On the other side, however, consider almost any organized endeavor you know---from NCAA football to Modern Dance to Theoretical Physics. Do the rules and standards---however sacred they may be to some people---remain the same over time? No, they don't. The NCAA and NFL (or NBA and MLB) routinely change the rules of their sports (literally every year). Football now bears little resemblance to the gridiron of Red Grange or even Johny Unitas. For two centuries, Ballet was locked in as the only "acceptable" art-form of high-culture dance (folk dances were considered low-brow), until rebels such as Isadora Duncan and Mary Wigman came along in the early 20th century to blow that class-based, stuffy presumption out of the water. Many varieties and approaches are now considered perfectly valid in the art of bodily movement, yet all fall under the heading of Dance. Newtonian physics was the end-all, be-all understanding in science of how our universe is assembled and works, until Einstein, Planck, et al, came along with quantum mechanics to say, "Uh, wait a minute, folks..."
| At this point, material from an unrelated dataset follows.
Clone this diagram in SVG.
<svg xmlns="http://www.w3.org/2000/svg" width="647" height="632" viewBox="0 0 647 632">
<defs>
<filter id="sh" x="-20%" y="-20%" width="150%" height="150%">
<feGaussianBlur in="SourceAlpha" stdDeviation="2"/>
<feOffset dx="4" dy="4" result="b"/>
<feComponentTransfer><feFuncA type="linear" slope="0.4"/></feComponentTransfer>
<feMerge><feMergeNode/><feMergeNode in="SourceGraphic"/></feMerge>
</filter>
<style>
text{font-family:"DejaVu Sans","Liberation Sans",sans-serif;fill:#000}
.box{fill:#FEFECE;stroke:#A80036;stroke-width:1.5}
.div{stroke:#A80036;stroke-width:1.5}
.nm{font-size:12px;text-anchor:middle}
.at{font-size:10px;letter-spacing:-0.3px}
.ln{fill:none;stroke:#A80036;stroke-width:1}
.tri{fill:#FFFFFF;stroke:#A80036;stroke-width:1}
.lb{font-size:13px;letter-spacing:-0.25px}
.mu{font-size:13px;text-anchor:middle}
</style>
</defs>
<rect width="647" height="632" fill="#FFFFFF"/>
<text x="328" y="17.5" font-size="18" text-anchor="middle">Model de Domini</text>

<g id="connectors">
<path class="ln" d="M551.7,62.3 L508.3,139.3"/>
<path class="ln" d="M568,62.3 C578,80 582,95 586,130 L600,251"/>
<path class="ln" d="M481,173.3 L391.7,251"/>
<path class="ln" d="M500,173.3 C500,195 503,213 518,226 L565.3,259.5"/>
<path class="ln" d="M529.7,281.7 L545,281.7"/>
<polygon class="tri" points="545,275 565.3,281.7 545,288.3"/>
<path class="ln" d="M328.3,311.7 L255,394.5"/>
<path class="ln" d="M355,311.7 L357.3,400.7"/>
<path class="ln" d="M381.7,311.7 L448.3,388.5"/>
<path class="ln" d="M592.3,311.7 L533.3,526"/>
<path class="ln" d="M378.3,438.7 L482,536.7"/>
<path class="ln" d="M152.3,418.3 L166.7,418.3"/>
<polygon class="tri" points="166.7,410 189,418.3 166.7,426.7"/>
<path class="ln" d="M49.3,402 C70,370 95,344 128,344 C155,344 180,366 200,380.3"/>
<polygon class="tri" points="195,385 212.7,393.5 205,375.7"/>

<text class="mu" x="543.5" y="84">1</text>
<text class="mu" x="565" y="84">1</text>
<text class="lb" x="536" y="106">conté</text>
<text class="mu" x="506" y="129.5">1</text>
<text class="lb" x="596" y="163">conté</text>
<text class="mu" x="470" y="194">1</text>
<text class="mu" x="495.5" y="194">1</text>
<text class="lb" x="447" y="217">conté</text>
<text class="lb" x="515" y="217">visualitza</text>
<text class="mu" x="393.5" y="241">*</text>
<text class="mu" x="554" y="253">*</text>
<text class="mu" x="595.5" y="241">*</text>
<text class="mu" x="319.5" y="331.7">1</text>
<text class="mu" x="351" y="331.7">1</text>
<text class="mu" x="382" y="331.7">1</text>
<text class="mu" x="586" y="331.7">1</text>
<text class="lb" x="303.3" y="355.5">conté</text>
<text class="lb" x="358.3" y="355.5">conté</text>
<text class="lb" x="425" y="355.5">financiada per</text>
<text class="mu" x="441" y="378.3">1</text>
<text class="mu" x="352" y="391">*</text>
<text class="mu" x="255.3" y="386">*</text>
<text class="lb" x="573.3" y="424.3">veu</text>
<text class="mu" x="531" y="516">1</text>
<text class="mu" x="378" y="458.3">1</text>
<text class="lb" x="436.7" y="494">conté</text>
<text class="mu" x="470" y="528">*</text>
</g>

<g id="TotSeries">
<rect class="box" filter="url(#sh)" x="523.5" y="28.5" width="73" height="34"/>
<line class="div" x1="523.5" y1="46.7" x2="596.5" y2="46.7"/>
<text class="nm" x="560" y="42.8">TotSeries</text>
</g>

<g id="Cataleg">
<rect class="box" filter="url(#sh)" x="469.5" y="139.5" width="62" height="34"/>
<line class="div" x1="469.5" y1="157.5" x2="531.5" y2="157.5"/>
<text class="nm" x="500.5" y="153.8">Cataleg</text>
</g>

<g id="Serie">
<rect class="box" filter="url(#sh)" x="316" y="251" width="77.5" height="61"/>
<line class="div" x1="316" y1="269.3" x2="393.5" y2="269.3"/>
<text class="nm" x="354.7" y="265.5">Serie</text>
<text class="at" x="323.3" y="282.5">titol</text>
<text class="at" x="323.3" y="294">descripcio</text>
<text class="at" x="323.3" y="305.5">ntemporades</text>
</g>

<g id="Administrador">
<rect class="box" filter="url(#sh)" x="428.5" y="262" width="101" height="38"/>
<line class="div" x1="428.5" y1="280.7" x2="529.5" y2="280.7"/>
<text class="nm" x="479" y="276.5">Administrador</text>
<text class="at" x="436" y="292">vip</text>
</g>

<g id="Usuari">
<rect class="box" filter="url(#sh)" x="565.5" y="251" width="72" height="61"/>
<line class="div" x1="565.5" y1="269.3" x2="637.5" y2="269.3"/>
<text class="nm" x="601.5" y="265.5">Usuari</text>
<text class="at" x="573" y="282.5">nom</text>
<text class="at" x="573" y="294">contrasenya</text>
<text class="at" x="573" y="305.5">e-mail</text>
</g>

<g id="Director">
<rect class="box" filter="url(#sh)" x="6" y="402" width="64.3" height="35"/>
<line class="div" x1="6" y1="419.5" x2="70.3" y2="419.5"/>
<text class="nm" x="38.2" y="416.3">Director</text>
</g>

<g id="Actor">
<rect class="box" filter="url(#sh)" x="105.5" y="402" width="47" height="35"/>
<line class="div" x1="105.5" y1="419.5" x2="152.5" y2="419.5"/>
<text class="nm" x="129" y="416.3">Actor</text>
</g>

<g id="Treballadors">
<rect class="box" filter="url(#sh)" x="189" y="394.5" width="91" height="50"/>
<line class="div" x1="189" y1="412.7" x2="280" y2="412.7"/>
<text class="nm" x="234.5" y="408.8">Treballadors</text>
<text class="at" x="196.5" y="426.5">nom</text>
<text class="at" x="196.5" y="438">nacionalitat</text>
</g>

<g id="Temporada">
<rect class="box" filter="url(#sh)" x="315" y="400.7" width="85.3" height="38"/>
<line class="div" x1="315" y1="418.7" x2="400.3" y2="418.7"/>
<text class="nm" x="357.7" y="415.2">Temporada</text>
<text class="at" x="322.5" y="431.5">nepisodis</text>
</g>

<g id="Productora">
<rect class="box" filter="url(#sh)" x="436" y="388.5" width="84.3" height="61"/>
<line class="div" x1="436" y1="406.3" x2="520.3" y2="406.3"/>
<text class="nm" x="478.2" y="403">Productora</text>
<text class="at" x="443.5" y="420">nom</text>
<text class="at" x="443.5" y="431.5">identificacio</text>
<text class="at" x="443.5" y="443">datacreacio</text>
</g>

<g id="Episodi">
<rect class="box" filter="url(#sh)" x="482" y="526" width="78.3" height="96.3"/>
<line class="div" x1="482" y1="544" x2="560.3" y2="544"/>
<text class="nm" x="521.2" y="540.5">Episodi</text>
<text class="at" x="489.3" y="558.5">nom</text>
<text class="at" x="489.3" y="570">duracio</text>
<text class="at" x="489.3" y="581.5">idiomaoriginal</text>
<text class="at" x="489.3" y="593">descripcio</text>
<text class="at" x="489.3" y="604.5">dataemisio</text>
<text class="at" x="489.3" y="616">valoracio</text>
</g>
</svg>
At this level of the argument, who cares what the original RY4 tasted like? It's gone. And even if it weren't, a thriving and expanding marketplace is bending, reshaping, and pushing out the limits to what an RY4 is or could be---refining, improving, and re-defining---based on sales and customer feedback. If you create a better RY4, will the world not beat a path to your door? In the tenets of small-business capitalism, you betcha.
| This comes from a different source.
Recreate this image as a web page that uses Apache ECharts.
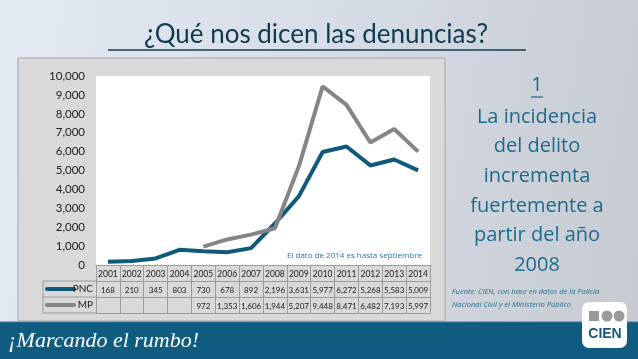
<!DOCTYPE html>
<html><head><meta charset="utf-8">
<script src="https://cdn.jsdelivr.net/npm/echarts@6/dist/echarts.min.js"></script>
<style>
html,body{margin:0;padding:0;}
#c{width:638px;height:359px;background:linear-gradient(100deg,#e2e9f3 0%,#d8dee8 45%,#c6cad0 100%);}
</style>
</head><body><div id="c"></div>
<script>
const years = ['2001','2002','2003','2004','2005','2006','2007','2008','2009','2010','2011','2012','2013','2014'];
const pnc = [168,210,345,803,730,678,892,2196,3631,5977,6272,5268,5583,5009];
const mp = [null,null,null,null,972,1353,1606,1944,5207,9448,8471,6482,7193,5997];
const seriesNames = ['PNC','MP'];
const sideText = ['La incidencia','del delito','incrementa','fuertemente a','partir del año','2008'];

const fmt = v => (v === null || v === undefined) ? '' : v.toLocaleString('en-US');
const chart = echarts.init(document.getElementById('c'), null, {renderer:'canvas'});
const teal = '#0e5a78', gray = '#858585', tableLine = '#9c9c9c', txt = '#1e6a8c';
const colors = [teal, gray];

const tableAxis = (offset, values, showLabel) => ({
  type:'category', data: years, gridIndex:0, position:'bottom', offset: offset,
  axisLine:{show:true, lineStyle:{color:tableLine, width:1}},
  axisTick:{show:false},
  axisLabel:{show:showLabel, interval:0, fontSize:8, color:'#222', margin:5, fontFamily:'Lato',
    formatter:(v,i)=>fmt(values[i])}
});

const graphics = [
  {type:'rect', z:-10, shape:{x:18,y:58,width:427,height:263}, style:{fill:'#d9d9d9', stroke:'#a8a8a8', lineWidth:1}},
  {type:'text', x:316, y:35, style:{text:'¿Qué nos dicen las denuncias?', font:'26px Lato', fill:'#0f3a4f', textAlign:'center', textVerticalAlign:'middle'}},
  {type:'line', shape:{x1:108,y1:50,x2:526,y2:50}, style:{stroke:'#123d52', lineWidth:1.5}},
  {type:'text', x:537, y:85, style:{text:'1', font:'20px "Open Sans"', fill:txt, textAlign:'center', textVerticalAlign:'middle'}},
  {type:'line', shape:{x1:531,y1:97,x2:543,y2:97}, style:{stroke:txt, lineWidth:1.2}},
  {type:'text', x:422, y:256, style:{text:'El dato de 2014 es hasta septiembre', font:'8px "Open Sans"', fill:'#2a7597', textAlign:'right', textVerticalAlign:'middle'}},
  // legend column borders
  {type:'line', shape:{x1:43,y1:281,x2:96,y2:281}, style:{stroke:tableLine, lineWidth:1}},
  {type:'line', shape:{x1:43,y1:297,x2:96,y2:297}, style:{stroke:tableLine, lineWidth:1}},
  {type:'line', shape:{x1:43,y1:313,x2:96,y2:313}, style:{stroke:tableLine, lineWidth:1}},
  {type:'line', shape:{x1:43,y1:281,x2:43,y2:313}, style:{stroke:tableLine, lineWidth:1}},
  {type:'text', x:452, y:292, style:{text:'Fuente: CIEN, con base en datos de la Policía', font:'italic 7.5px "Open Sans"', fill:'#2a6f8e', textVerticalAlign:'middle'}},
  {type:'text', x:452, y:305, style:{text:'Nacional Civil y el Ministerio Público', font:'italic 7.5px "Open Sans"', fill:'#2a6f8e', textVerticalAlign:'middle'}},
  // banner
  {type:'rect', shape:{x:0,y:322,width:638,height:37}, style:{fill:'#105b80'}},
  {type:'line', shape:{x1:0,y1:322,x2:638,y2:322}, style:{stroke:'#2c7aa0', lineWidth:1}},
  {type:'text', x:8, y:341, style:{text:'¡Marcando el rumbo!', font:'italic 22px "Liberation Serif"', fill:'#ffffff', textVerticalAlign:'middle'}},
  // logo
  {type:'rect', shape:{x:582,y:302,width:45,height:46,r:7}, style:{fill:'#ffffff'}},
  {type:'rect', shape:{x:589,y:311,width:10,height:10}, style:{fill:'#9a9a9a'}},
  {type:'circle', shape:{cx:607,cy:316,r:5.5}, style:{fill:'#9a9a9a'}},
  {type:'circle', shape:{cx:619,cy:316,r:5.5}, style:{fill:'#9a9a9a'}},
  {type:'text', x:605, y:334, style:{text:'CIEN', font:'bold 14px "Liberation Sans Narrow","Liberation Sans"', fill:'#16597d', textAlign:'center', textVerticalAlign:'middle'}}
];
sideText.forEach((t,i)=>{
  graphics.push({type:'text', x:537, y:117+i*29.6, style:{text:t, font:'20px "Open Sans"', fill:txt, textAlign:'center', textVerticalAlign:'middle'}});
});
// legend keys in the table's first column
seriesNames.forEach((n,i)=>{
  const y = 289 + i*16;
  graphics.push({type:'line', shape:{x1:47,y1:y,x2:74,y2:y}, style:{stroke:colors[i], lineWidth:4, lineCap:'round'}});
  graphics.push({type:'text', x:93, y:y, style:{text:n, font:'10px Lato', fill:'#222', textAlign:'right', textVerticalAlign:'middle'}});
});

chart.setOption({
  backgroundColor:'transparent',
  animation:false,
  grid:{left:96, right:208, top:76, bottom:94, show:true, backgroundColor:'#ffffff', borderWidth:0},
  xAxis:[
    {type:'category', data:years, gridIndex:0, position:'bottom', boundaryGap:true,
     axisLine:{show:true, lineStyle:{color:tableLine, width:1}},
     axisTick:{show:true, length:48, interval:0, lineStyle:{color:tableLine, width:1}},
     axisLabel:{interval:0, fontSize:8.5, color:'#222', margin:5, fontFamily:'Lato'}},
    tableAxis(16, pnc, true),
    tableAxis(32, mp, true),
    tableAxis(48, pnc, false)
  ],
  yAxis:{type:'value', min:0, max:10000, interval:1000,
    axisLine:{show:false}, axisTick:{show:false}, splitLine:{show:false},
    axisLabel:{fontSize:11.5, color:'#222', margin:11, fontFamily:'Lato', formatter:v=>fmt(v)}},
  series:[
    {name:'PNC', type:'line', data:pnc, xAxisIndex:0, symbol:'none', color:teal, lineStyle:{width:4, color:teal}},
    {name:'MP', type:'line', data:mp, xAxisIndex:0, symbol:'none', color:gray, lineStyle:{width:4, color:gray}}
  ],
  graphic:graphics
});
</script></body></html>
But Bill, doesn't the very name "RY4" refer back to the ultimate standard of Dekang's Ruyan #4? Well, sure, but RY4 is now used in much the same way that people use the term "kleenex" to refer to any brand of facial tissue, or "Coke" to refer to all fizzy cola soft drinks. I don't know if the brand name "RY4" was trademarked by Dekang, but even if it was, in this marketplace that trademark is meaningless, since it's impossible to enforce.
So, in the counter-argument, RY4 becomes whatever the marketplace says it is---whatever WE say it is. Period. End of story. If wv2win asserts that RY4 should have no nuttiness, but I like RY4s that do, then we are simply in competition about either maintaining classic standards or revising them to suit changing tastes in an evolving marketplace. Inevitably, however, the standards will change over time, however much that is bemoaned by some as diluting or perverting our values.
As to which stance is "correct," I haven't a clue and would feel silly to pronounce one right and the other wrong.
I do happen to feel that the world is big enough to allow both points of view, despite their seeming contradiction. In fact, reality needs both perspectives. That's the Yin/Yang of the Tao.